By now "Springer" is often unintelligible (as is his new $19.95 "Too Hot for TV" video, an out-of-context montage of fighting and bare-breasted women). Minutes into each program there is a confusing mess onstage, with all the dialogue bleeped out.

Which, for a talk show, is a problem. Dominick says they're working on it. "You have raw emotion, real passion out there. It's one of the things we can't control," he says. "We're working very hard to get rid of the bleeps, to get the point across in words that can be aired on television." All a Big Act?

Still, there is something ritualistic about what "The Jerry Springer Show" has become. Guests come onstage and immediately attack those who are already there, as if they know the drill. At times the antics are so outrageous that it's hard to believe they are real.

Some allege that Springer has used actors to impersonate members of the audience or guests.

A Springer flier posted about a year ago at Chicago's Second City improvisational theater called for "outspoken men and women for an upcoming show." It noted, "This is excellent exposure. . . . We've had numerous guests discovered just by appearing on our show." Springer is taped in Chicago.

Says one Chicago acting teacher who spoke on condition of anonymity: "Do TV shows periodically ask for people to appear onstage and in the audiences? I'd say yes. . . . I have had students come to me and ask if I thought they should do this."

Heaton, the Ohio psychologist, called the show's producers, impersonating an actress. "I said I was interested and what did they have in mind. They asked me if I was willing to be outrageous," she says. "My notes {of the conversation} say, We're looking for someone outspoken and attractive and willing to confront someone named Michael. He used to be a man but he's now a woman.' What I was to do was to say how outrageous it was.

"They make this big point about being so authentic," Heaton says. "It's authentic to a point, but it's also choreographed."

Springer and Dominick adamantly deny that they stage anything these days, though Dominick says they may have done so in the past. "A year and a half ago when we were doing a stupid dating game, if . . . we would need a performance, someone to participate in the dating game, we would then contact Northwestern University -- they have an acting school," he says. "The people onstage right now are real. Come and see for yourself." Then there was that Canadian acting troupe that conned Springer's producers a couple of seasons ago into believing they were a dysfunctional family -- a husband, wife and babysitter in a love triangle. They appeared on the show, then flew back to Canada for a press conference and a good laugh. In that case, Springer sued them for having lied.

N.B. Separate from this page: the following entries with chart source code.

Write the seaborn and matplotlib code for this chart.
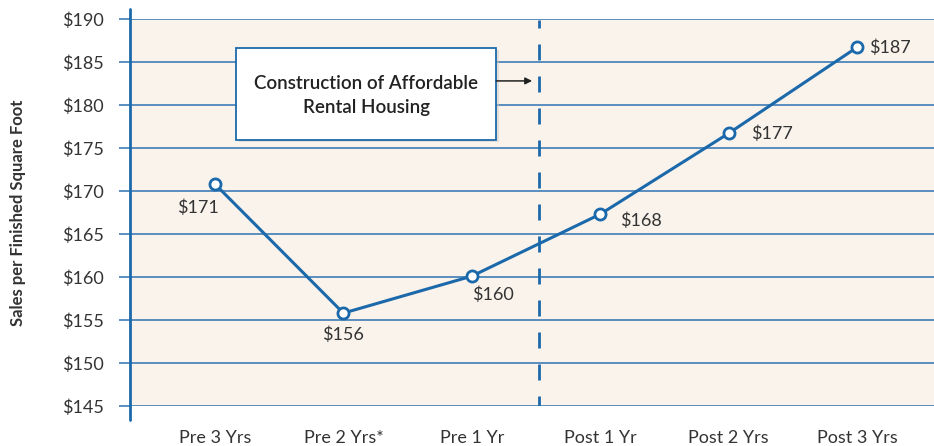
import matplotlib
matplotlib.use("Agg")
import matplotlib.pyplot as plt
import seaborn as sns
import pandas as pd
from matplotlib.patches import Rectangle

periods = ["Pre 3 Yrs", "Pre 2 Yrs*", "Pre 1 Yr", "Post 1 Yr", "Post 2 Yrs", "Post 3 Yrs"]
values = [170.8, 155.8, 160.1, 167.3, 176.7, 186.7]
value_labels = ["$171", "$156", "$160", "$168", "$177", "$187"]
y_ticks = [145, 150, 155, 160, 165, 170, 175, 180, 185, 190]
y_tick_labels = ["$" + str(v) for v in y_ticks]
annotation_text = "Construction of Affordable\nRental Housing"
y_title = "Sales per Finished Square Foot"

BLUE = "#1b69aa"
GRID = "#2e72b0"
BG = "#f9f3ec"
TEXT = "#333333"

sns.set_theme(style="white")
plt.rcParams["font.family"] = ["Lato", "DejaVu Sans"]

df = pd.DataFrame({"period": periods, "value": values})

fig = plt.figure(figsize=(9.34, 4.46), dpi=100)
ax = fig.add_axes([130 / 934, 40 / 446, 804 / 934, 387 / 446])
ax.set_facecolor(BG)

for yv in y_ticks:
    ax.axhline(yv, color=GRID, lw=1.1, zorder=1)

# event marker (dashed vertical line)
ax.plot([2.52, 2.52], [189.88, 145], color=BLUE, lw=2, ls=(2.88, (5.76, 5.76)),
        solid_capstyle="butt", dash_capstyle="butt", zorder=2)

sns.lineplot(data=df, x="period", y="value", sort=False, ax=ax, color=BLUE, lw=2.2,
             marker="o", markersize=8, markerfacecolor="white", markeredgecolor=BLUE,
             markeredgewidth=2, zorder=4)

offsets = [(-17, -24, "center", "center"), (0, -22, "center", "center"),
           (21, -19, "center", "center"), (20, -7, "left", "center"),
           (22, 0, "left", "center"), (12, 0, "left", "center")]
for i, (v, lab) in enumerate(zip(values, value_labels)):
    dx, dy, ha, va = offsets[i]
    ax.annotate(lab, (i, v), xytext=(dx, dy), textcoords="offset pixels",
                ha=ha, va=va, fontsize=13, color=TEXT, zorder=5)

ax.set_xlim(-0.662, 5.6)
ax.set_ylim(145, 190)
ax.set_yticks(y_ticks)
ax.set_yticklabels(y_tick_labels, fontsize=13, color=TEXT)
ax.tick_params(axis="y", which="both", left=True, direction="out", length=8,
               width=1.1, color=GRID, pad=11)
ax.tick_params(axis="x", bottom=False, labelsize=13, labelcolor=TEXT, pad=11)
ax.set_xlabel("")
ax.set_ylabel(y_title, fontsize=12, fontweight="bold", color=TEXT, labelpad=26)

for s in ["top", "right", "bottom", "left"]:
    ax.spines[s].set_visible(False)
ax.plot([0, 0], [-0.035, 1.025], transform=ax.transAxes, color=BLUE, lw=2,
        clip_on=False, zorder=6)

# annotation box
bx0, bx1 = 0.164, 2.19
by0, by1 = 175.93, 186.63
shadow = Rectangle((bx0 + 0.02, by0 - 0.25), bx1 - bx0, by1 - by0, facecolor="#cfcac4",
                   edgecolor="none", alpha=0.5, zorder=6)
ax.add_patch(shadow)
box = Rectangle((bx0, by0), bx1 - bx0, by1 - by0, facecolor="white", edgecolor=BLUE,
                lw=1.3, zorder=7)
ax.add_patch(box)
ax.text((bx0 + bx1) / 2, 181.1, annotation_text, ha="center", va="center",
        fontsize=13.5, fontweight="semibold", color="#222222", zorder=8, linespacing=1.45)
ax.annotate("", xy=(2.47, 182.8), xytext=(bx1, 182.8),
            arrowprops=dict(arrowstyle="-|>", color="#222222", lw=1.1,
                            mutation_scale=10, shrinkA=0, shrinkB=0), zorder=8)

fig.savefig("out.png", dpi=100)
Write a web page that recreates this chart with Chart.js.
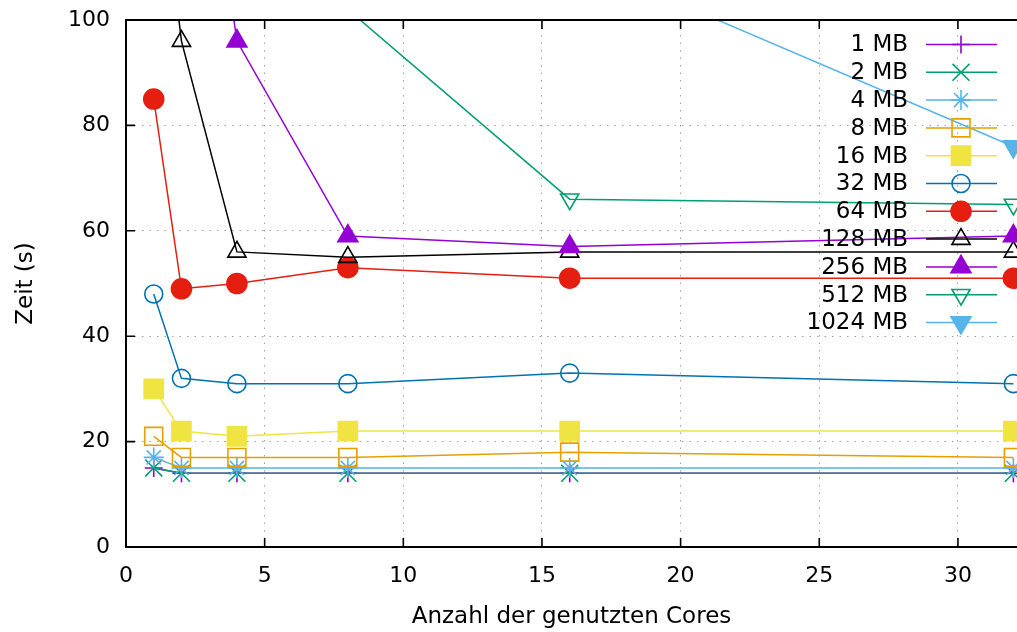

Says the Chicago acting teacher: "Anyone who watches television has to assume that some of this is fiction. I look at those shows more as opera than real television anyway."

In fact, "The Jerry Springer Show" is almost a parody of trash talk television. In an earnest "final thought" on his "Too Hot for TV" video, Springer explains why it's all just harmless fun.

"Because we show you outrageous behavior does not mean we endorse it," he intones. "Look, television does not and must not create values, it's merely a picture of all that's out there -- the good, the bad, the ugly." Then he adds: "Believe this: The politicians and companies that seek to control what each of us may watch are a far greater danger to America and our treasured freedom than any of our guests ever were or could be."

Mass media specialist Braudy demurs: "It's a dodgy definition of entertainment when you're using people's real lives as material. . . . These shows feed on our desire to gloat over the problems of other people."

And producer Krasnow is certain that Springer's ratings can't last. "Any extreme can never maintain the marketplace for any period of time, because eventually people grow tired of it. Viewers burn out," he says. "The best comparison is to no-holds-barred pro wrestling. Eventually, the audience grows tired of seeing all the heat. Good television, the best television, is a combination of heat and light." CAPTION: Jerry Springer: "No one ever gets on our show who doesn't desperately want to get on. That's why it's easier for me to sleep at night." CAPTION: On "The Jerry Springer Show" -- creeping up in the ratings behind Oprah Winfrey -- no subject is too indecent.